Birkaç örnek vereyim:
“2- Zekatın veriliş miktarı bakımından aşağıdakilerden hangisi diğerlerinden farklıdır?
A-Koyun ve Keçi
B- Altın ve Gümüş
C- Torak ürünleri
D- Para ve menkul değerler
8- Öğretmen Elif’e Hac konusunda doğru (D) ve yanlış (Y) testi uygulamış ve Elif şu cevapları vermiştir.
* Hac farz, umre ise Sünnettir.(D)
* Kâbe’yi 7 kez dönmeye şavt denir. (Y)
* İhram, haccın farzlarındandır. (Y)
Bu cevaplara göre, Elif hakkında aşağıdakilerden hangisi söylenebilir?
A-Haccın farzlarını doğru biliyor.
B- Hac ile ilgili tüm görevleri doğru biliyor.
C- Hac ile ilgili görevlerin hiçbirini doğru bilmiyor.
D- Haccın farz, umrenin ise sünnet olduğunu biliyor.
Bunun gibi daha o kadar Din sorusu var ki...
AKP hükümeti, üniversitedeki profesörlerden 100 tanesini bir sınıfa toplasın, 8. sınıf öğrencilerine dayattığı Din sorularını sorsun; 100 Prof.’tan 10 tanesi bu soruların tamamına doğru cevap verebilirse; ben Üniversite diplomamı, Master diplomamı, Haseki Eğitim Merkezi diplomamı Ankara Gündoğdu Meydanı’nda yakacağım.
Milli Eğitim Bakanlığı, Din Kültürü sorularının tamamını puanlama dışı bırakmalı, hiç sormamış kabul etmelidir.
Çocukların şahsiyetini ve tertemiz gönül dünyalarındaki din duygularını sıfırlamaya kimsenin hakkı yoktur.
Kabir sorularından beter Din kültürü soruları!
Be hey basiret ve iz’andan yoksun formasyonsuzlar; Münker ve Nekir bile mezarda böylesi kazık sorular sormuyor; ergenlik çağına ermemiş çocuklara zaten hiç soru sormuyor... Siz hangi akıl, hangi iman ve hangi formasyonla bu zebani soruları çiçeği burnunda çocuklara dayatabiliyorsunuz?!
Münker-Nekir’in sorduğu sualler; Rabbin kim? Peygamberin kim? Dinin ne? Kitabın ne?”

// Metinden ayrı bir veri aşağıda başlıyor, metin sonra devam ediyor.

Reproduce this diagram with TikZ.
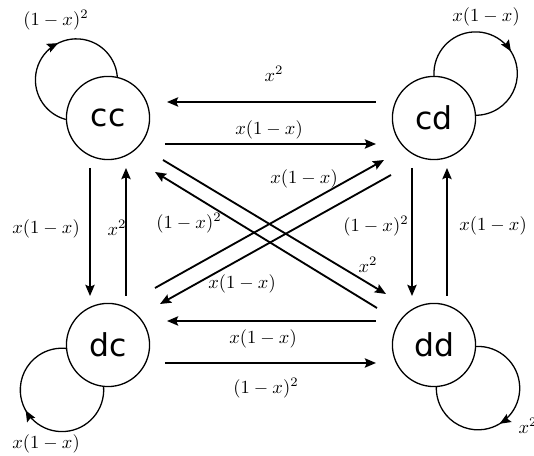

Bu satırlar Mehmet Emin Koç Hoca’nın Yenimesaj gazetesindeki yazısından alıntılandı. Hoca, devam ediyor:
“Türk milletinin vatanının, onurunun, madenlerinin Cumhuriyet mirası işletme ve kaynaklarının başına peşkeşçi kesildiniz, milletin başına Azrail kesildiniz, yetmiyormuş gibi; şimdi de çocuklarımızın başına Münker-Nekir’den beter zebaniler kesildiniz... Çekilin Müslüman milletimizin ve çocuklarımız başından!”
Ne diyelim?
Hoca, haksız mı?



Bin yılın projesi
Başbakan Erdoğan ve AKP hükûmeti, yedi milyar dolara mal olan Marmaray için, ”Asrın Projesi“ diye övünüyor.
Oysa aynı Erdoğan ve AKP, 49 bankaya sadece ”tüketici kredisi faizi“ olarak bu milletin cebinden 36,5 milyar liralık, (14 milyar doların üzerinde) bir rant aktarmış.
Yani tam iki adet ”Marmaray Parası“ halkın cebinden çekilip bankaların kasasına konmuş.
Bu durumda Erdoğan’ın ”Marmaray’ı asrın projesi“ ise bankaların faiz vurgunu kendileri için herhalde ”Bin yılın projesi“ dir, öyle değil mi?
Ey dul, yetim, emekli...
Sen de kendine yılda bir yapılan 15 lira zammı alıp dindar Erdoğan’ına dua et. İktidardan gitmesin diye kurbanlar kesmeyi sürdür bakalım..
Bankalar ”Erdoğan kalsın“ diye Erdoğan için dua ediyor..
Tabii kurban yerine seni, senin rızkını keserek!